An intriguing meme I stumbled across over at Evening All Afternoon - a list of the authors whose books you have read more than 5 of. Now, some of these are authors that I loved as a kid and continue to re-read for comfort (especially when I'm sick), some only made the list because they're part of long running series that I should have stopped reading before getting to 5 books.

Douglas Adams
Richard Adams
Louisa May Alcott
Lloyd Alexander
Piers Anthony
Isaac Asimov
Jane Austen
Maeve Binchy
Enid Blyton
David Brin
Steven Brust
Orson Scott Card
C.J.Cherryh
Agatha Christie
Susan Cooper
Douglas Coupland
Alexandre Dumas
Raymond Feist
Richard Feynman
Neil Gaiman
Robert A. Heinlein
Monica Hughes
Robin Hobb
Robert Jordan
Guy Gavriel Kay
Katharine Kerr
C.S.Lewis
Astrid Lindgren
Jane Lindskold
Charles deLint
George R. R. Martin
Julian May
Anne McCaffrey
Patricia McKillip
Robin McKinley
Sarah Monette
L.M.Montgomery
Terry Pratchett
Melanie Rawn
Matt Ridley
Spider Robinson
J.K.Rowling
John Scalzi
William Shakespeare
Dan Simmons
Neal Stephenson
Noel Streatfeild
Charles Stross
J.R.R. Tolkein
Cynthia Voight
Jo Walton
Connie Willis
Jane Yolen

It's an interesting list. Some of them are a bit embarrassing, but most of the names on that list are authors who I am stalking and whose books I will buy the moment they come out (in paperback, because I'm broke, but still). It does highlight the way I read - once I fall in love with an author I generally get my hands on as many of the books they've written as possible.

Wednesday, July 21, 2010

Special Topics in Calamity Physics - Marisha Pessl

Initially Special Topics reads like a coming of age novel, or maybe teen angst. The main character, Blue Van Meer, is writing about her experiences in her last year of high school as a sort of "Epic"which you can imagine any dramatically inclined teenager could do, especially one who has obviously been through some life-changing experiences which seem to have left one of her former friends in rehab. But she is a teenager, so you make the obvious assumption that no matter what it is that she has been through, it isn't going to be nearly as dramatic as all that. She's been really protected by her academic father. They move frequently so she hasn't had many opportunities to make close friends the way most kids do.

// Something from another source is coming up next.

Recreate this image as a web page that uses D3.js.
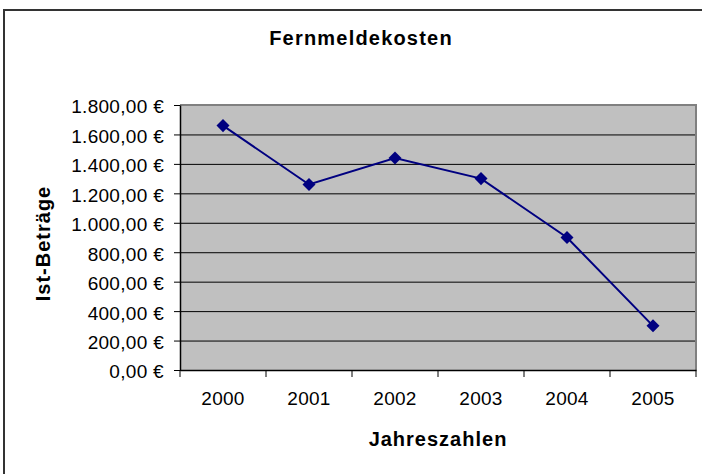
<!DOCTYPE html>
<html>
<head>
<meta charset="utf-8">
<script src="https://cdn.jsdelivr.net/npm/d3@7"></script>
<style>
  body { margin: 0; background: #fff; }
  text { font-family: "Liberation Sans", Arial, sans-serif; fill: #000; }
</style>
</head>
<body>
<div id="chart"></div>
<script>
// data
var years = ["2000", "2001", "2002", "2003", "2004", "2005"];
var amounts = [1660, 1260, 1440, 1300, 900, 300];
var yTicks = [0, 200, 400, 600, 800, 1000, 1200, 1400, 1600, 1800];

var W = 702, H = 474;
var margin = {left: 180, right: 6, top: 105, bottom: 104},
    width = W - margin.left - margin.right,
    height = H - margin.top - margin.bottom;

var de = d3.formatLocale({decimal: ",", thousands: ".", grouping: [3], currency: ["", " €"]});
var fmt = de.format("$,.2f");

var svg = d3.select("#chart")
  .append("svg")
  .attr("width", W)
  .attr("height", H);

// outer chart border (runs off the right / bottom edge)
svg.append("rect")
  .attr("x", 4).attr("y", 10)
  .attr("width", 760).attr("height", 520)
  .attr("fill", "#fff")
  .attr("stroke", "#333").attr("stroke-width", 2);

var g = svg.append("g")
  .attr("transform", "translate(" + margin.left + "," + margin.top + ")");

var xScale = d3.scaleBand().domain(years).range([0, width]);
var yScale = d3.scaleLinear().domain([0, 1800]).range([height, 0]);

// plot area
g.append("rect")
  .attr("width", width).attr("height", height)
  .attr("fill", "#c0c0c0");

// gridlines
g.append("g")
  .attr("class", "grid")
  .call(d3.axisLeft(yScale).tickValues(yTicks).tickSize(-width).tickFormat(""))
  .call(function(s) {
    s.select(".domain").remove();
    s.selectAll("line").attr("stroke", "#000").attr("stroke-width", 1);
  });

// plot border top + right
g.append("path")
  .attr("d", "M0,0H" + width + "V" + height)
  .attr("fill", "none").attr("stroke", "#808080").attr("stroke-width", 2);

// y axis
var gY = g.append("g")
  .call(d3.axisLeft(yScale).tickValues(yTicks).tickSize(6).tickSizeOuter(0).tickPadding(10).tickFormat(fmt));
gY.select(".domain").attr("stroke", "#000").attr("stroke-width", 1.5);
gY.selectAll("line").attr("stroke", "#000");
gY.selectAll("text")
  .attr("font-size", "19px")
  .attr("dy", "0.42em")
  .style("letter-spacing", "0.3px");

// x axis: labels at centres, ticks at category boundaries
var gX = g.append("g")
  .attr("transform", "translate(0," + height + ")")
  .call(d3.axisBottom(xScale).tickSize(0).tickPadding(22));
gX.select(".domain").attr("stroke", "#000").attr("stroke-width", 1.5);
gX.selectAll("text")
  .attr("font-size", "19px")
  .style("letter-spacing", "0.3px");

var bounds = years.map(function(d) { return xScale(d); }).concat([width]);
gX.selectAll(".bound")
  .data(bounds)
  .enter().append("line")
  .attr("class", "bound")
  .attr("x1", function(d) { return d; })
  .attr("x2", function(d) { return d; })
  .attr("y1", 0).attr("y2", 7)
  .attr("stroke", "#000");

// series line
var line = d3.line()
  .x(function(d, i) { return xScale(years[i]) + xScale.bandwidth() / 2; })
  .y(function(d) { return yScale(d); });

g.append("path")
  .datum(amounts)
  .attr("d", line)
  .attr("fill", "none")
  .attr("stroke", "#000080")
  .attr("stroke-width", 2);

g.selectAll(".dot")
  .data(amounts)
  .enter().append("path")
  .attr("class", "dot")
  .attr("d", d3.symbol().type(d3.symbolSquare).size(85))
  .attr("transform", function(d, i) {
    return "translate(" + (xScale(years[i]) + xScale.bandwidth() / 2) + "," + yScale(d) + ") rotate(45)";
  })
  .attr("fill", "#000080");

// titles
svg.append("text")
  .attr("x", 361).attr("y", 45)
  .attr("text-anchor", "middle")
  .attr("font-size", "20px").attr("font-weight", "bold")
  .style("letter-spacing", "1.2px")
  .text("Fernmeldekosten");

svg.append("text")
  .attr("x", margin.left + width / 2).attr("y", 446)
  .attr("text-anchor", "middle")
  .attr("font-size", "20px").attr("font-weight", "bold")
  .style("letter-spacing", "1px")
  .text("Jahreszahlen");

svg.append("text")
  .attr("transform", "translate(50," + (margin.top + height / 2 + 6) + ") rotate(-90)")
  .attr("text-anchor", "middle")
  .attr("font-size", "20px").attr("font-weight", "bold")
  .style("letter-spacing", "1px")
  .text("Ist-Beträge");
</script>
</body>
</html>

For her final year of high school, they land in what seems like a nice little town, renting a much nicer house than they usually do. Blue is obviously extremely intelligent, but doesn't really seem to know how to interact with kids her own age. She reminds me a lot of myself in high school (which I suspect is pretty common), knowing that kids are usually mean, knowing that she is an outsider, but craving that feeling of belonging. The scenes where she is pretending to be much more drunk than she actually is, while secretly dumping her drinks in the garden. Not in order to fit in, but because appearing drunk lets you get away with sitting on the edge, observing things. It excuses the comments that arise from an odd sense of humor and a different perspective on the world because you've spent so much time in a book.

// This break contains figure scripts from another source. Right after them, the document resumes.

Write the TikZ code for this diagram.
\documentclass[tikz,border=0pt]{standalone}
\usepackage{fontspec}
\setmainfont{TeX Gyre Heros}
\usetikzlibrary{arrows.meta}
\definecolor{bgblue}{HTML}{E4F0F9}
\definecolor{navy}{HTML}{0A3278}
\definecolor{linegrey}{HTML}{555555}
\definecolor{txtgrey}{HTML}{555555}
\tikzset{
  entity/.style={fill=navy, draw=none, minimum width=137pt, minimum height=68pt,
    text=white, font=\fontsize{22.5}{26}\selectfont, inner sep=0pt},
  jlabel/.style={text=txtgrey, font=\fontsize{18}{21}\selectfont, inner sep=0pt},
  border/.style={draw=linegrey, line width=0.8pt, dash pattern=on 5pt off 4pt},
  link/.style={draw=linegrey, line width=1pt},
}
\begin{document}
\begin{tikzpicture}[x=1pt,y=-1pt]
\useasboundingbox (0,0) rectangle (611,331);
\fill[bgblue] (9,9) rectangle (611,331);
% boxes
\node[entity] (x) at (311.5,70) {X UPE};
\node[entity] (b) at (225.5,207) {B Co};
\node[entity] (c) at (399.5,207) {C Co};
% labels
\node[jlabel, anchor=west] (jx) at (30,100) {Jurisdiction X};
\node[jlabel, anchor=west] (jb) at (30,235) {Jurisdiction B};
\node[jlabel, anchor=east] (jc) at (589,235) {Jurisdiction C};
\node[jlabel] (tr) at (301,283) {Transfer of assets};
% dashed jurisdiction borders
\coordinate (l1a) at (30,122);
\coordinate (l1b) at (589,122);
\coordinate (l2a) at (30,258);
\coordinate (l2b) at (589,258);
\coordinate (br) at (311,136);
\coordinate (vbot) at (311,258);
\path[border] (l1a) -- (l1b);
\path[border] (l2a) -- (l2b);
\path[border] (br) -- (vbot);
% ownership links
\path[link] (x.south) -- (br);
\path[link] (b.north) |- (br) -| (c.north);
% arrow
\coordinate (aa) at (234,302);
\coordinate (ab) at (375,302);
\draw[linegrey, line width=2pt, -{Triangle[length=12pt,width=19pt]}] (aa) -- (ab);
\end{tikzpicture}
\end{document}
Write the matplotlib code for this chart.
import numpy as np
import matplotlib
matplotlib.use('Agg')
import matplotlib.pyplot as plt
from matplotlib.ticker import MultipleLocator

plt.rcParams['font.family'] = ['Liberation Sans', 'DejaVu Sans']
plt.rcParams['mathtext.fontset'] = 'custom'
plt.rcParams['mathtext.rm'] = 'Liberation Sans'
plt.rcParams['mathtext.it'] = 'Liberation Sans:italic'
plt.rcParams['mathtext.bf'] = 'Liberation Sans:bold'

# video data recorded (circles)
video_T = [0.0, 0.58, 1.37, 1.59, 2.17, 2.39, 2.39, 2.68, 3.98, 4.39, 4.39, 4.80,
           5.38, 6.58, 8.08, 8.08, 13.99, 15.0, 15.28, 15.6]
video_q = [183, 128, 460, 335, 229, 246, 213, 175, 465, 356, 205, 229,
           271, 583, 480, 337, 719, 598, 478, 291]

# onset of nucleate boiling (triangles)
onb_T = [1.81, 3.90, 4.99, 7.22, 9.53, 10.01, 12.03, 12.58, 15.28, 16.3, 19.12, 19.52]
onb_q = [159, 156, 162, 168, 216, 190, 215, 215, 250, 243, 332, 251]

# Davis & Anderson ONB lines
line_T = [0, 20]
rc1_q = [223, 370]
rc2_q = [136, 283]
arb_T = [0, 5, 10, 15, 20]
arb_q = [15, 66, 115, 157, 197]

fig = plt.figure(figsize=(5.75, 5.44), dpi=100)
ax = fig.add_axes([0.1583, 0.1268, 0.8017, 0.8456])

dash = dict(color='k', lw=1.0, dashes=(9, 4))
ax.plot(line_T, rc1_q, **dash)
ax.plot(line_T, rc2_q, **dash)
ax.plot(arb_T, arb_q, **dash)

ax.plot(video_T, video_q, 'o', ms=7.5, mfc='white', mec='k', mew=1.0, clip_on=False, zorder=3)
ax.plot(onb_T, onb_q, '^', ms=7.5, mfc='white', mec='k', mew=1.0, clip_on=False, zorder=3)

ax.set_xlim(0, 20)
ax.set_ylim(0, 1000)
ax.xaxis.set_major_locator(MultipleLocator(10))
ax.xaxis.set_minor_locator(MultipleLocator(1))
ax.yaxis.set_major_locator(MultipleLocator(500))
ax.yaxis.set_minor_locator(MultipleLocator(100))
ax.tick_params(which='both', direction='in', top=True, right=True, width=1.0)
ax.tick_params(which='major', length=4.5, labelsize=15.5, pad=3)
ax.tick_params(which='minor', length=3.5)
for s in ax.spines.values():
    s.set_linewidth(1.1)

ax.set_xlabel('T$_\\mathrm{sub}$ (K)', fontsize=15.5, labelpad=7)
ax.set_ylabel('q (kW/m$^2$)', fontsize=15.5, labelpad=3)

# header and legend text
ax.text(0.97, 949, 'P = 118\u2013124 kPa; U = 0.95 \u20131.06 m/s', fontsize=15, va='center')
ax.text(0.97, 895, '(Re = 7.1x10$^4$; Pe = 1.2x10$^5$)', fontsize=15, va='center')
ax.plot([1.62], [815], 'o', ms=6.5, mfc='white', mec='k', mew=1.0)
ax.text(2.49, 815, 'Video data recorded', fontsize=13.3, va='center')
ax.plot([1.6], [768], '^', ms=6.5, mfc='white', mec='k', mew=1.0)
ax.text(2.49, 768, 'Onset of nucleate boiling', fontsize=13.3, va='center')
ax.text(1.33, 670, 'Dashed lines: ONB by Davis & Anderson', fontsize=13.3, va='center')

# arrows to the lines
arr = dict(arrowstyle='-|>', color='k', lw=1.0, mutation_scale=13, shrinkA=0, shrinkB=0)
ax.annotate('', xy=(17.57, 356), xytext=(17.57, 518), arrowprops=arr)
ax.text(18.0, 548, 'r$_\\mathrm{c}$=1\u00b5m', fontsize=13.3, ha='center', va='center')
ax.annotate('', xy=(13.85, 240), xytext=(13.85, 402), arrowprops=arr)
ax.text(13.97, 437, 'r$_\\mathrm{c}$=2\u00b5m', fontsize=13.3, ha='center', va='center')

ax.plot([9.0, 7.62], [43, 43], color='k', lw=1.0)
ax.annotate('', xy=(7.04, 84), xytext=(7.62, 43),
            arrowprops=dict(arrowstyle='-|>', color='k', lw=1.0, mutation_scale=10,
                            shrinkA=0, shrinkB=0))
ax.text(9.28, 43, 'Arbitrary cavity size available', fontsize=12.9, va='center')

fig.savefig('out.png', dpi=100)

The strangest part of the first half of the story is the friendship between the odd little group of misfit teenagers and their teacher, Hannah Schneider, a wonderfully charismatic woman who has forced Blue to become part of their little clique, and continues to force the other to accept Blue even though they obviously don't get along particularly well. You know from the very beginning that the death of Hannah Schneider is going to be fairly central to the story, but somehow it is very easy to forget that is where the story is going. And even once Hannah dies, it seems like her death isn't even the biggest problem, it is the fact that the entire clique blames Blue for Hannah's death, and ostracizes her. Blue throws herself into investigating Hannah's apparent suicide, largely it feels as an attempt to exonerate herself, but also because there are enough clues left behind that don't really add up to suicide.

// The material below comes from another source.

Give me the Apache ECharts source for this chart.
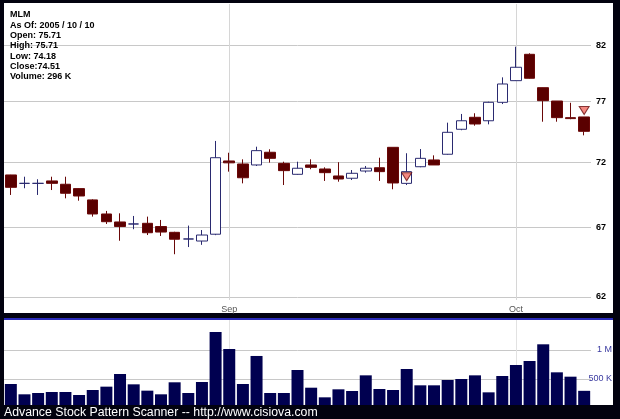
<!DOCTYPE html>
<html>
<head>
<meta charset="utf-8">
<script src="https://cdn.jsdelivr.net/npm/echarts@6/dist/echarts.min.js"></script>
<style>
html,body{margin:0;padding:0;background:#02020f;}
#c{width:620px;height:419px;}
</style>
</head>
<body>
<div id="c"></div>
<script>
// ---- data ----
const dates = [
  '2005-08-10','2005-08-11','2005-08-12','2005-08-15','2005-08-16','2005-08-17','2005-08-18','2005-08-19',
  '2005-08-22','2005-08-23','2005-08-24','2005-08-25','2005-08-26','2005-08-29','2005-08-30','2005-08-31',
  '2005-09-01','2005-09-02','2005-09-06','2005-09-07','2005-09-08','2005-09-09','2005-09-12','2005-09-13',
  '2005-09-14','2005-09-15','2005-09-16','2005-09-19','2005-09-20','2005-09-21','2005-09-22','2005-09-23',
  '2005-09-26','2005-09-27','2005-09-28','2005-09-29','2005-09-30','2005-10-03','2005-10-04','2005-10-05',
  '2005-10-06','2005-10-07','2005-10-10'
];
const openP  = [70.99,70.33,70.33,70.52,70.26,69.92,69.05,67.98,67.38,67.23,67.28,67.04,66.61,66.12,65.97,66.47,
                72.10,71.86,71.78,72.80,71.91,71.04,71.78,71.46,70.91,70.73,71.30,71.56,73.20,70.33,71.64,72.18,
                72.64,74.68,75.68,75.39,76.95,78.82,81.16,78.21,77.06,75.65,75.71];
const closeP = [70.02,70.33,70.33,70.33,69.56,69.35,67.98,67.40,67.04,67.23,66.58,66.63,66.10,66.12,66.41,72.36,
                71.95,70.77,72.93,72.31,71.33,71.52,71.59,71.17,70.67,71.12,71.52,71.25,70.36,71.25,72.31,71.78,
                74.43,75.39,75.12,76.95,78.53,80.00,79.03,77.09,75.65,75.57,74.51];
const highP  = [71.00,70.85,70.65,70.85,70.85,69.95,69.10,68.21,68.03,67.83,67.78,67.53,66.65,67.11,66.78,73.72,
                72.76,72.23,73.25,73.04,72.04,72.04,72.23,71.59,72.00,71.38,71.70,72.36,73.20,72.72,73.06,72.55,
                75.23,75.96,76.02,77.00,79.11,81.85,81.25,78.20,77.06,76.91,75.71];
const lowP   = [69.43,69.95,69.43,69.81,69.17,68.99,67.78,67.23,65.99,66.84,66.41,66.34,65.01,65.53,65.69,66.40,
                71.25,70.33,71.70,71.97,70.20,71.00,71.44,70.52,70.46,70.59,71.17,70.52,69.87,70.20,71.60,71.78,
                72.60,74.60,74.98,75.09,76.80,78.80,79.00,75.31,75.31,75.52,74.18];
const volumeK = [414,236,259,276,276,224,310,368,586,408,299,236,443,259,448,1310,
                 1017,414,897,259,259,655,350,184,322,293,563,328,310,672,391,391,
                 483,500,563,270,552,741,810,1098,615,540,296];
const priceTicks = [62,67,72,77,82];
const volumeTicks = [500000,1000000];
const monthMarks = ['2005-09-01','2005-10-03'];
const monthLabels = {'2005-09-01':'Sep','2005-10-03':'Oct'};
const signalIdx = [29,42];
const signalVal = [70.85,76.25];
const infoLines = ['MLM','As Of: 2005 / 10 / 10','Open: 75.71','High: 75.71','Low: 74.18','Close:74.51','Volume: 296 K'];
const footerText = 'Advance Stock Pattern Scanner -- http://www.cisiova.com';

// ---- build ----
const candleData = dates.map((d,i)=>[openP[i],closeP[i],lowP[i],highP[i]]);
const volData = volumeK.map(v=>v*1000);
const signalData = signalIdx.map((k,i)=>[dates[k],signalVal[i]]);

const chart = echarts.init(document.getElementById('c'), null, {renderer:'canvas'});
const FONT = 'Liberation Sans, Arial, sans-serif';

const graphics = [
  {type:'rect', shape:{x:4,y:3,width:609,height:310}, style:{fill:'#ffffff'}, z:-10, silent:true},
  {type:'rect', shape:{x:4,y:318,width:609,height:2}, style:{fill:'#2a2ab8'}, z:-10, silent:true},
  {type:'rect', shape:{x:4,y:320,width:609,height:86}, style:{fill:'#ffffff'}, z:-10, silent:true},
  {type:'rect', shape:{x:0,y:405,width:620,height:14}, style:{fill:'#02020f'}, z:100, silent:true},
  {type:'text', x:4, y:413, style:{text:footerText, fill:'#ffffff', font:'12.3px '+FONT, textVerticalAlign:'middle'}, z:101, silent:true}
];
infoLines.forEach((t,i)=>{
  graphics.push({type:'text', x:10, y:15+i*10.3, style:{text:t, fill:'#000000', font:'bold 9px '+FONT, textVerticalAlign:'middle'}, z:50, silent:true});
});

const option = {
  animation:false,
  backgroundColor:'#02020f',
  graphic:graphics,
  grid:[
    {left:4, top:4, width:587, height:296},
    {left:4, top:320, width:587, height:88}
  ],
  xAxis:[
    {type:'category', gridIndex:0, data:dates,
     axisLine:{show:false}, axisTick:{show:false}, splitLine:{show:false},
     axisLabel:{interval:(i,v)=>!!monthLabels[v], formatter:v=>monthLabels[v]||'', color:'#555555', fontSize:9, fontFamily:FONT, margin:5}},
    {type:'category', gridIndex:1, data:dates,
     axisLine:{show:false}, axisTick:{show:false}, splitLine:{show:false}, axisLabel:{show:false}}
  ],
  yAxis:[
    {type:'log', gridIndex:0, min:61.79, max:85.82,
     axisLine:{show:false}, axisTick:{show:false}, splitLine:{show:false}, axisLabel:{show:false}},
    {type:'value', gridIndex:1, min:0, max:1517000, interval:500000, position:'right',
     axisLine:{show:false}, axisTick:{show:false}, splitLine:{show:false},
     axisLabel:{formatter:v=>v===1000000?'1 M':(v===500000?'500 K':''), color:'#3a3aa0', fontSize:9, fontFamily:FONT, align:'right', margin:21}}
  ],
  series:[
    {type:'candlestick', xAxisIndex:0, yAxisIndex:0, data:candleData, barWidth:11,
     itemStyle:{color:'#ffffff', color0:'#5a0000', borderColor:'#2a2a70', borderColor0:'#6a0808', borderWidth:1},
     markLine:{silent:true, symbol:['none','none'], z:1, animation:false,
       lineStyle:{color:'#c8c8c8', width:1, type:'solid'},
       label:{position:'end', formatter:'{c}', color:'#000000', fontWeight:'bold', fontSize:9, fontFamily:FONT, distance:5},
       data:priceTicks.map(v=>({yAxis:v})).concat(monthMarks.map(m=>({xAxis:m, label:{show:false}, lineStyle:{color:'#d6d6d6'}})))
     }},
    {type:'scatter', xAxisIndex:0, yAxisIndex:0, data:signalData, symbol:'triangle', symbolRotate:180, symbolSize:[10,8],
     itemStyle:{color:'#f06a62', borderColor:'#6a1010', borderWidth:1}, z:5},
    {type:'bar', xAxisIndex:1, yAxisIndex:1, data:volData, barWidth:12,
     itemStyle:{color:'#000050'},
     markLine:{silent:true, symbol:['none','none'], z:1, animation:false,
       lineStyle:{color:'#c8c8c8', width:1, type:'solid'}, label:{show:false},
       data:volumeTicks.map(v=>({yAxis:v})).concat(monthMarks.map(m=>({xAxis:m, lineStyle:{color:'#e2e2e2'}})))
     }}
  ]
};
chart.setOption(option);
</script>
</body>
</html>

Up until this point, the story has been relatively normal - teen angst, left hand turn into murder mystery. And it isn't really all that much of a turn, since you've know from page 1 that it is coming. Then the book takes a turn for the extremely strange, which...took the book from something I had really enjoyed reading and turned it into something absolutely amazing. Even reading it a second time was fascinating. And the way Blue reacts to the whole, absolute unreal situation that has developed...seems so real. This story is actually an epic, as she claims at the very beginning, not merely a teenager overdramatizing something just slightly out of the ordinary.

Thursday, July 8, 2010

Foreigner - C.J.Cherryh

This is a huge series - 11 books and counting. I discovered it, the way I've discovered so many of the really awesome books I've been reading recently, via Jo Walton's Tor.com blog.

The series is organized into trilogies which makes it easy to read and feel like you have a good stopping point. Getting started is a little tricky - there are two short 'Prelude' style stories which give some necessary background, but aren't really indicated as being only background. So you start reading, start getting really interested in this situation happening on a ship lost in space...and then you're years and years into the future as the descendants of those people have just landed on a habitable planet...and the story has just gotten going, they've just encountered the alien species, when you're suddenly thrust 200 years into the future into what seems to be an assassination attempt on a human who is living and working with the aliens. By this point you've become quite wary of getting emotionally involved in any of the characters, which is a shame because you've just met the main character of not only this book, but of the entire series to date.

It is a fun story. The aliens (Atevi) are very humanoid, but emotionally are nothing at all like humans - their language has no word for friend, and their entire society revolves around assassination being a reasonable alternative to conflict resolution. They do have emotions, but their emotional reactions are quite tricky for humans to logic their way through. Bren Cameron is the paidhi - the interpreter - the only human who is allowed to interact with the Atevi so as not to accidentally provoke another war, and the mediator of a technology turnover. Humans lost the last war and to prevent getting wiped completely off the planet, they have agreed to turn over all their tech to the aliens (who had worked their way up to railroads when humans arrived), at a pace that will not totally destabilize Atevi society.

The first time through this story is quite hard to follow. Bren doesn't understand what is going on or why until the very end of the book. Re-reading it, the story makes sense. There is a very good reason for what is happening. Bren has already spent many years living among Atevi, but this book is where he really starts to think like an Atevi. He doesn't have their emotional reactions, so he has to logic his way through what is going on - there are often pages and pages of him trying to figure out why people are doing the things they're doing - but it is quite fascinating and feels very genuine.

I've been totally enthralled by this series for most of the past month (which is why I haven't written much of anything at all), but I'm finally at the point of waiting for the last couple books to arrive from the library, so I've managed to stop reading for long enough to start thinking a little about what it is that I've been reading.